In Transboundary climate and adaptation risks in Africa: perceptions from 2021, we document how African policy makers and experts perceive climate change and adaptation risks that have the potential for multi-country to regional consequences. Transboundary climate change and adaptation risks (TCARs) are the potential consequences or outcomes that could occur as the result of transboundary climate change impacts, the transboundary effects of adaptation decisions made by one or more countries or the transboundary effects of mitigation actions on countries’ adaptation options.
TCARs can spread via a number of pathways: biophysical (potential impacts on ecosystem services and natural resources); finance (the flow of capital, such as investments in another country and foreign direct investment, international mitigation actions that reduce national adaptation options through knock-on environmental-economic impacts, etc.); trade (import and export of climate-sensitive goods, such as rice/grains, livestock and livestock products, etc.); people-centred (cross-border movement, ranging from extreme event displacement to transhumance); and geopolitical (laws and policies around movement, regional cooperation, border sovereignty, etc.).

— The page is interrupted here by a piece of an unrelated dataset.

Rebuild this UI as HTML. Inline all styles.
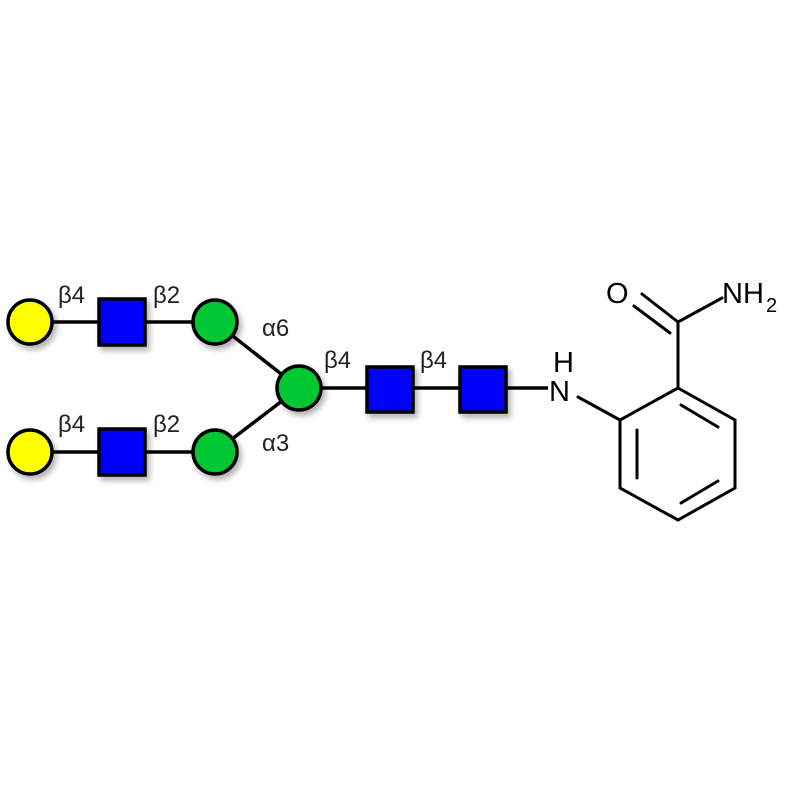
<!DOCTYPE html>
<html><head><style>html,body{margin:0;padding:0;background:#fff}</style></head><body>
<svg width="800" height="800" xmlns="http://www.w3.org/2000/svg" font-family="Liberation Sans, sans-serif">
<defs><filter id="sh" x="-30%" y="-30%" width="170%" height="170%"><feDropShadow dx="3" dy="4" stdDeviation="3" flood-color="#000" flood-opacity="0.3"/></filter></defs>
<g stroke="#000" stroke-width="3.5" fill="none">
<line x1="30" y1="322" x2="215" y2="322"/>
<line x1="30" y1="452" x2="215" y2="452"/>
<line x1="215" y1="322" x2="299" y2="388"/>
<line x1="215" y1="452" x2="299" y2="388"/>
<line x1="299" y1="388" x2="548" y2="388"/>
</g>
<g stroke="#000" stroke-width="3.5" filter="url(#sh)">
<circle cx="30" cy="322" r="22" fill="#ffff00"/>
<circle cx="30" cy="452" r="22" fill="#ffff00"/>
<rect x="99" y="299" width="46" height="46" fill="#0000ff"/>
<rect x="99" y="429" width="46" height="46" fill="#0000ff"/>
<circle cx="215" cy="322" r="22" fill="#00c832"/>
<circle cx="215" cy="452" r="22" fill="#00c832"/>
<circle cx="299" cy="388" r="22" fill="#00c832"/>
<rect x="367" y="367" width="46" height="45" fill="#0000ff"/>
<rect x="460" y="367" width="46" height="45" fill="#0000ff"/>
</g>
<g font-size="24" fill="#222">
<text x="58" y="303">β4</text>
<text x="153" y="303">β2</text>
<text x="58" y="432">β4</text>
<text x="153" y="432">β2</text>
<text x="262" y="336">α6</text>
<text x="262" y="451">α3</text>
<text x="324" y="368">β4</text>
<text x="420" y="368">β4</text>
</g>
<g font-size="29" fill="#000">
<text x="553" y="372">H</text>
<text x="549" y="401">N</text>
<text x="606" y="303">O</text>
<text x="722" y="303">NH</text>
<text x="766" y="312" font-size="20">2</text>
</g>
<g stroke="#000" stroke-width="3" fill="none" stroke-linecap="round">
<line x1="578" y1="397" x2="620" y2="420"/>
<polygon points="678,388 735,420 735,488 678,520 620,488 620,420"/>
<line x1="637" y1="430" x2="637" y2="478"/>
<line x1="681" y1="405" x2="718" y2="427"/>
<line x1="681" y1="503" x2="718" y2="481"/>
<line x1="678" y1="388" x2="678" y2="322"/>
<line x1="678" y1="322" x2="722" y2="298"/>
<line x1="678" y1="322" x2="642" y2="294"/>
<line x1="670" y1="333" x2="634" y2="306"/>
</g>
</svg>
</body></html>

A risk perception survey and interviews were conducted to understand what transboundary risks individuals working at the frontline of adaptation – whether at the national or regional level – perceive to be the most likely and severe if they were to occur in the next 10 years. These TCARs were drawn from national policies and regional and continental initiative documents. The survey found that TCARs along all five pathways that affect agricultural value chains are of particular concern, given the socioeconomic importance of these to so many African countries.
With regards to addressing TCARs, the report recommends that national and regional coordination activities need to be strengthened and implemented through regional institutions, linking these with African Union agencies, activities and frameworks. Without stronger regional coordination and implementation, nations are unlikely to be able to effectively manage such risks that respect no boundaries.